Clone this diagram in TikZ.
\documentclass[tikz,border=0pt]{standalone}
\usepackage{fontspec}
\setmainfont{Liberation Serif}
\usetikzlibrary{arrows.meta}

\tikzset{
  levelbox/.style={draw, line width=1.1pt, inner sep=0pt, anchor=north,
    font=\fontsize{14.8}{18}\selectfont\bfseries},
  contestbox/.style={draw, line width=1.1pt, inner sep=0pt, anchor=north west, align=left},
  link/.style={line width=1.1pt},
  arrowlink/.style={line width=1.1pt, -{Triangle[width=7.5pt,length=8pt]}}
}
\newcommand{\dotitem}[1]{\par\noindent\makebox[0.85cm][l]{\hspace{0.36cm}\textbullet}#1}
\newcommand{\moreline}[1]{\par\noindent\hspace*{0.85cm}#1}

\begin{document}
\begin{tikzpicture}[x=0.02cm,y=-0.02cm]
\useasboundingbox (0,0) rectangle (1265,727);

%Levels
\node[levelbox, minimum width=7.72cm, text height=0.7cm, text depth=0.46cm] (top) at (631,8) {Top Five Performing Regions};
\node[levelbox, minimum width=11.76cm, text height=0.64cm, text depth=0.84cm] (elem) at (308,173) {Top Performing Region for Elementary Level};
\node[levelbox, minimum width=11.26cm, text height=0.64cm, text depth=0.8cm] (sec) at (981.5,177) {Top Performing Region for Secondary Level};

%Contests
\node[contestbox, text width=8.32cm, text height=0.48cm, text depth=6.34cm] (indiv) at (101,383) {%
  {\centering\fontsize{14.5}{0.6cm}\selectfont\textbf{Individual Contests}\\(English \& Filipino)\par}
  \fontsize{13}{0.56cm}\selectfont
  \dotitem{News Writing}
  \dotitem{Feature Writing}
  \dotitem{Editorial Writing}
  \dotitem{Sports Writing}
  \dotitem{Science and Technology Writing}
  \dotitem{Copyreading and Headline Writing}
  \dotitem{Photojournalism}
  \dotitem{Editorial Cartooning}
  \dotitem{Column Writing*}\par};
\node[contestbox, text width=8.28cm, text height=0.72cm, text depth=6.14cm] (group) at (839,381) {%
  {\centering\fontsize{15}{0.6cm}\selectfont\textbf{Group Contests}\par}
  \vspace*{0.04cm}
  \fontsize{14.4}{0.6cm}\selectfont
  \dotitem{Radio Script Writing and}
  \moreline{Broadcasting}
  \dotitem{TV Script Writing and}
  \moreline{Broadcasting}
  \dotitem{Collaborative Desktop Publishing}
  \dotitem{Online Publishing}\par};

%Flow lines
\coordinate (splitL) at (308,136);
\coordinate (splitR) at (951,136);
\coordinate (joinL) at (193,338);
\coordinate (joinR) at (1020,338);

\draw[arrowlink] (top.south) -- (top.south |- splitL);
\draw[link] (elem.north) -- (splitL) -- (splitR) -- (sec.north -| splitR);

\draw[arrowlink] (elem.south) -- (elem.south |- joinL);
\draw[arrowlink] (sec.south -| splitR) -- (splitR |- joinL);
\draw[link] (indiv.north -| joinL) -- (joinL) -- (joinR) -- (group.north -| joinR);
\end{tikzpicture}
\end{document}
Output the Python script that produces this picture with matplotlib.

※ ※ ※

* _SET EXERCISE_
Show all lines from the data above in which the word "this" appears.

* _WRITTEN RESPONSE_
Clone this diagram in TikZ.
Output the Python script that produces this picture with matplotlib.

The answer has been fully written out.